Let $$f(z)$$ be analytic in an open set $$\Omega$$ except possibly at a point $$z_0$$ inside $$\Omega$$. Show that if $$f(z)$$ is bounded in near $$z_0$$, then $$\displaystyle \int_\Delta f(z) dz = 0$$ for all triangles $$\Delta$$ in $$\Omega$$.

Write $${\mathbb{D}}_{\varepsilon}(z_0)$$ for a disc in which $$f$$ is bounded, say by $${\left\lvert {f} \right\rvert}\leq M$$ here. Note that if $$z_0$$ is not in the region enclosed by $$\Delta$$, then $$\int_\Delta f = 0$$ since $$f$$ is holomorphic throughout $$\Delta$$, so suppose $$z_0$$ is in this region.

Since $$f$$ is holomorphic in $$\Omega\setminus\left\{{ z_0 }\right\}$$, $$\Delta$$ can be deformed to $${{\partial}}{\mathbb{D}}_{\varepsilon}(z_0)$$ without changing the integral. So \begin{align*} {\left\lvert { \oint_\Delta f } \right\rvert} &= {\left\lvert {\oint_{{{\partial}}{\mathbb{D}}_{\varepsilon}(z_0)} f } \right\rvert} \\ &\leq \oint_{{{\partial}}{\mathbb{D}}_{\varepsilon}(z_0)} {\left\lvert {f} \right\rvert} \\ &\leq \oint_{{{\partial}}{\mathbb{D}}_{\varepsilon}(z_0)} M \\ &= M\cdot 2\pi {\varepsilon}\\ &\overset{{\varepsilon}\to 0}\longrightarrow 0 ,\end{align*} noting that the bound $$M$$ is constant and remains an upper bound on smaller discs by the maximum modulus principle.
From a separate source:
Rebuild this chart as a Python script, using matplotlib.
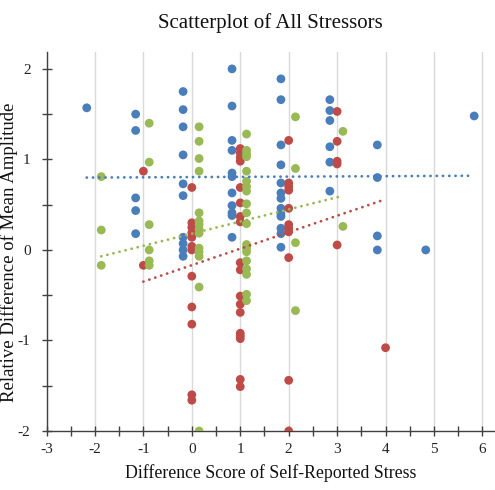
import matplotlib
matplotlib.use("Agg")
import matplotlib.pyplot as plt
from matplotlib.ticker import MultipleLocator
import numpy as np

# ─── DONNÉES ─────────────────────────────────────────────────────────────────
# chaque série : positions x des colonnes, puis les valeurs y de chaque colonne

BLUE_COLS = [-2.17, -1.16, -0.18, 0.83, 1.84, 2.85, 3.83, 4.83, 5.83]
BLUE_VALS = [
    [1.57],
    [1.50, 1.32, 0.575, 0.435, 0.18],
    [1.75, 1.55, 1.36, 1.05, 0.73, 0.60, 0.14, 0.07, 0.0, -0.07],
    [2.0, 1.59, 1.21, 1.10, 0.85, 0.81, 0.63, 0.49, 0.41, 0.38, 0.14],
    [1.89, 1.66, 1.16, 0.94, 0.74, 0.63, 0.57, 0.46, 0.40, 0.37, 0.24, 0.18, 0.03],
    [1.66, 1.54, 1.43, 1.14, 0.97, 0.65],
    [1.16, 0.80, 0.155, 0.0],
    [0.0],
    [1.48],
]

RED_COLS = [-1.0, 0.0, 1.0, 2.0, 3.0, 4.0]
RED_VALS = [
    [0.87, -0.17],
    [0.69, 0.30, 0.25, 0.19, 0.14, 0.04, 0.0, -0.29, -0.63, -0.82, -1.60, -1.66],
    [1.12, 1.07, 1.02, 0.98, 0.69, 0.52, 0.37, 0.31, -0.14, -0.22, -0.51, -0.60,
     -0.69, -0.92, -0.95, -0.98, -1.43, -1.51],
    [1.21, 0.74, 0.70, 0.66, 0.46, 0.28, 0.24, 0.20, -0.085, -1.44, -2.0],
    [1.53, 1.20, 0.98, 0.95, 0.055],
    [-1.08],
]

GREEN_COLS = [-1.87, -0.88, 0.15, 1.13, 2.14, 3.12]
GREEN_VALS = [
    [0.81, 0.22, -0.17],
    [1.40, 0.97, 0.28, 0.0, -0.12, -0.17],
    [1.36, 1.20, 1.01, 0.87, 0.41, 0.32, 0.28, 0.23, 0.185, 0.02, -0.02, -0.07,
     -0.41, -2.0],
    [1.28, 1.10, 1.06, 1.03, 0.87, 0.76, 0.70, 0.65, 0.51, 0.41, 0.29, 0.06,
     0.02, -0.02, -0.12, -0.21, -0.27, -0.49, -0.56],
    [1.47, 0.90, 0.08, -0.67],
    [1.31, 0.26],
]

# courbes de tendance (pente, ordonnée à l'origine)
TREND_BLUE = (0.0025, 0.805)
TREND_RED = (0.182, -0.168)
TREND_GREEN = (0.134, 0.18)

X_TICKS = [-3, -2, -1, 0, 1, 2, 3, 4, 5, 6]
Y_TICKS = [-2, -1, 0, 1, 2]

# ─── STYLE ───────────────────────────────────────────────────────────────────

plt.rcParams["font.family"] = ["Liberation Serif", "DejaVu Serif"]
plt.rcParams["axes.unicode_minus"] = False

COULEURS = {"blue": "#4a7ebb", "red": "#be4b48", "green": "#98b954"}


def colonnes(cols, vals):
    xs = [c for c, v in zip(cols, vals) for _ in v]
    ys = [y for v in vals for y in v]
    return np.array(xs), np.array(ys)


fig = plt.figure(figsize=(4.95, 4.90), dpi=100)
ax = fig.add_axes([0.094, 0.1204, 0.906, 0.7741])

series = [
    ("blue", BLUE_COLS, BLUE_VALS, TREND_BLUE),
    ("red", RED_COLS, RED_VALS, TREND_RED),
    ("green", GREEN_COLS, GREEN_VALS, TREND_GREEN),
]

for nom, cols, vals, _ in series:
    xs, ys = colonnes(cols, vals)
    ax.scatter(xs, ys, s=40, color=COULEURS[nom], edgecolors="none", zorder=3)

for nom, cols, vals, (pente, origine) in series:
    xx = np.array([min(cols), max(cols)])
    ax.plot(xx, pente * xx + origine, color=COULEURS[nom], linewidth=2.0,
            linestyle=(0, (0.05, 2.2)), dash_capstyle="round", zorder=4)

ax.set_xlim(-3, 6.26)
ax.set_ylim(-2, 2.19)

ax.set_xticks(X_TICKS)
ax.set_yticks(Y_TICKS)
ax.xaxis.set_minor_locator(MultipleLocator(0.5))
ax.yaxis.set_minor_locator(MultipleLocator(0.5))
ax.tick_params(which="both", direction="inout", length=7, width=1,
               color="#404040", labelsize=11, labelcolor="#222222")
ax.tick_params(axis="y", pad=8)
ax.tick_params(axis="x", pad=5)

ax.xaxis.grid(True, which="major", color="#d9d9d9", linewidth=1)
ax.set_axisbelow(True)

ax.spines[["top", "right"]].set_visible(False)
ax.spines[["left", "bottom"]].set_color("#404040")
ax.spines[["left", "bottom"]].set_linewidth(1)

ax.set_title("Scatterplot of All Stressors", fontsize=15, color="#111111", pad=17)
ax.set_xlabel("Difference Score of Self-Reported Stress", fontsize=12.8,
              color="#111111", labelpad=6)
ax.set_ylabel("Relative Difference of Mean Amplitude", fontsize=13.5,
              color="#111111", va="center")
ax.yaxis.set_label_coords(-0.083, 0.47)

fig.savefig("out.png", dpi=100)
## Fall 2021.2 #complex/qual/completed

Let $$\gamma(t)$$ be a piecewise smooth curve in $$\mathbb{C}, t \in[0,1]$$. Let $$F(w)$$ be a continuous function on $$\gamma$$. Show that $$f(z)$$ defined by \begin{align*} f(z):=\int_{\gamma} \frac{F(w)}{w-z} d w \end{align*} is analytic on the complement of the curve $$\gamma$$.

By Morera’s theorem, it suffices to show $$\int_\Delta f(z) \,dz= 0$$ for all triangles $$\Delta \subseteq \gamma^c$$. Claim: \begin{align*} \int_\Delta f(z) \,dz &= \int_\Delta \int_\gamma {F(w) \over w-z} \,dw\,dz\\ &= \int_\gamma \int_\Delta {F(w) \over w-z} \,dz\,dw\\ &= \int_\gamma F(w) \qty{ \int_\Delta {1 \over w-z} \,dz} \,dw\\ &= \int_\gamma F(w) \cdot 0 \,dw\\ &= 0 .\end{align*}

That the inner integral is zero follows from the fact that the function $$z\mapsto {1\over w-z}$$ is holomorphic on $$\gamma^c$$, since it has only a simple pole at $$w$$ where $$w\in \gamma$$ is fixed.
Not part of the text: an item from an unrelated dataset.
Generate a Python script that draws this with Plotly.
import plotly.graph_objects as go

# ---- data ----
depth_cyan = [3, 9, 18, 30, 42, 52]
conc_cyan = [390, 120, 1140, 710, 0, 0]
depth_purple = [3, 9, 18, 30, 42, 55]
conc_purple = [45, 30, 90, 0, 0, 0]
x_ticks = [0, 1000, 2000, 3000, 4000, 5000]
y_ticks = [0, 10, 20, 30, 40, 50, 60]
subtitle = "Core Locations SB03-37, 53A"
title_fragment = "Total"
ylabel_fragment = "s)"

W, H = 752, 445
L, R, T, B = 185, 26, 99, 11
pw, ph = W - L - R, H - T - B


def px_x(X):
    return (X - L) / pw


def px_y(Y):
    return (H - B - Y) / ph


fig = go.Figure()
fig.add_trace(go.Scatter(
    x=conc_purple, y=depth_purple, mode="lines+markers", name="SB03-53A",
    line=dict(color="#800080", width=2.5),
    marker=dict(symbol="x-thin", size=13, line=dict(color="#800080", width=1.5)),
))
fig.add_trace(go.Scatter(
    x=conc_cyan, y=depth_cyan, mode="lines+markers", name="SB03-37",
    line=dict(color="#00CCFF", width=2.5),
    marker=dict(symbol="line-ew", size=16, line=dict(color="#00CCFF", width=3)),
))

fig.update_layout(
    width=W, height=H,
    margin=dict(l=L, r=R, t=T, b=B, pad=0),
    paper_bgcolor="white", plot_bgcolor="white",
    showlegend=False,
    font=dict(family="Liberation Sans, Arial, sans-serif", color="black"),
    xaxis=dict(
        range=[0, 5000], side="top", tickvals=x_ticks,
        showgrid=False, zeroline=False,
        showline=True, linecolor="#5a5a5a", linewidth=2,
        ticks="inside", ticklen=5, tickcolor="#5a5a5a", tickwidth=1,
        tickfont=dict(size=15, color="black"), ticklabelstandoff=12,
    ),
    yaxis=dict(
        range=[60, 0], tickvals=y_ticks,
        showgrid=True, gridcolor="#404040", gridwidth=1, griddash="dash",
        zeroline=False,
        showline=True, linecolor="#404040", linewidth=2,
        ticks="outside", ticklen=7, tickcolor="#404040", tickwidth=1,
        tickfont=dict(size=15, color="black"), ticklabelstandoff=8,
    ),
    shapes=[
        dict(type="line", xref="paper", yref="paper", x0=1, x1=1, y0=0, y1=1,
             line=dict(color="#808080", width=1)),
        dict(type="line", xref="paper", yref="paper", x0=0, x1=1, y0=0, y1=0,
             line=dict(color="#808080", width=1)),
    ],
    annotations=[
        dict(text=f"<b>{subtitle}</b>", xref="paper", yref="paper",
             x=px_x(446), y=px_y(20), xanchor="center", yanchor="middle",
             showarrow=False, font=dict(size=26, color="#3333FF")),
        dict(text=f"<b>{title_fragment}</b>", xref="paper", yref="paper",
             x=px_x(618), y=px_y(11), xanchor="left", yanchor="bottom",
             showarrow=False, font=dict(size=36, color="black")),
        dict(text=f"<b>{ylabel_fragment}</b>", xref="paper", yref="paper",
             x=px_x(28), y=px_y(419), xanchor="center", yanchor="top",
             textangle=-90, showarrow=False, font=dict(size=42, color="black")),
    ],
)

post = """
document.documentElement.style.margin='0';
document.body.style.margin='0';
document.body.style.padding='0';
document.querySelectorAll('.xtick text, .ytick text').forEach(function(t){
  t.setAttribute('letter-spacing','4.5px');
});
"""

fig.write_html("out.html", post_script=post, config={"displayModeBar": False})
That the interchange of integrals is justified follows from Fubini’s theorem: these are continuous functions on compact sets, which are uniformly bounded and thus Lebesgue measurable and integrable.

The claim is that $$f$$ is complex differentiable, thus smooth, thus holomorphic and equal to its Taylor series expansion. The quick justification: \begin{align*} {\frac{\partial }{\partial z}\,} f(z) &= {\frac{\partial }{\partial z}\,} \int_\gamma {F(w) \over w-z}\,dw\\ &= \int_\gamma {\frac{\partial }{\partial z}\,} {F(w) \over w-z} \,dw\\ &= \int_\gamma {F(w) \over (w-z)^2} \,dw ,\end{align*} where differentiating through the integral is justified since the integrand is a continuous function of $$z$$ on $$\gamma$$ since $$w\neq z$$ on $$\gamma$$, and $$\gamma$$ is a compact set.
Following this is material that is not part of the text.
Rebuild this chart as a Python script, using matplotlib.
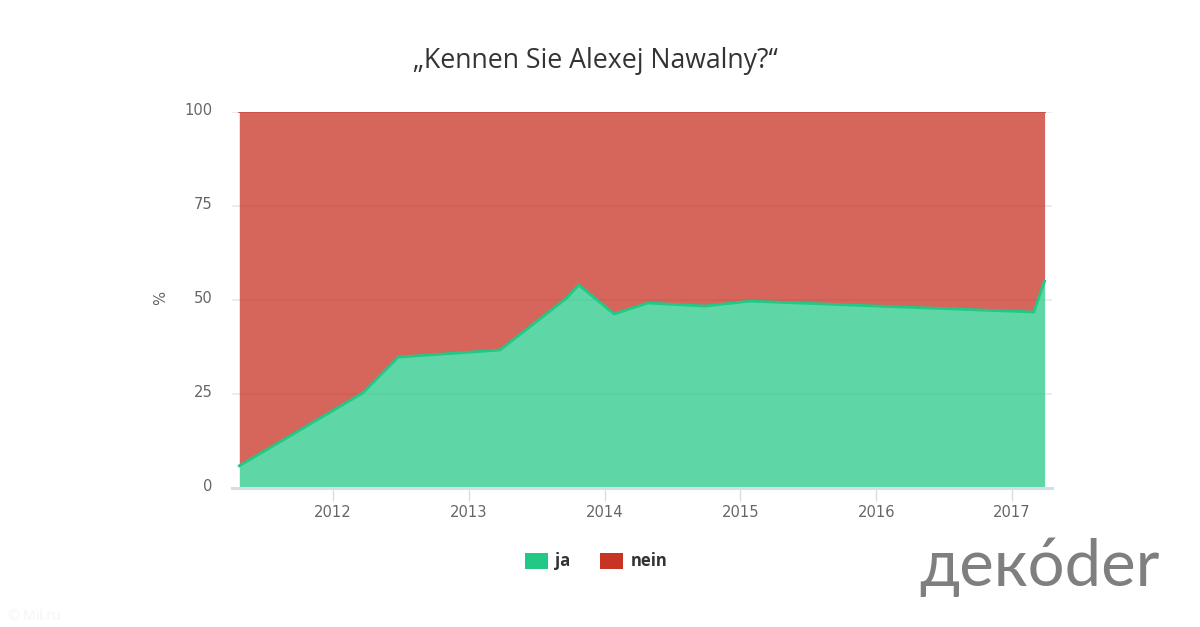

Slightly more rigorously, one can equivalently pass a limit through the integral to show that the defining limit exists: \begin{align*} f(z+h) - f(z) &= \int_\gamma {F(w) \over w+h-z} \,dw- \int_\gamma {F(w) \over w-z}\,dw\\ &= \int_\gamma {(w-z)F(w) - (w+h-z)F(w) \over (w+h-z)(w-z) } \,dw\\ &= \int_\gamma F(w) {h \over (w+h-z)(w-z)} \,dw\\ &\overset{h\to 0}\longrightarrow \int_\gamma {F(w) \over (w-z)^2}\,dw ,\end{align*} since the term involving $$h$$ goes to 1.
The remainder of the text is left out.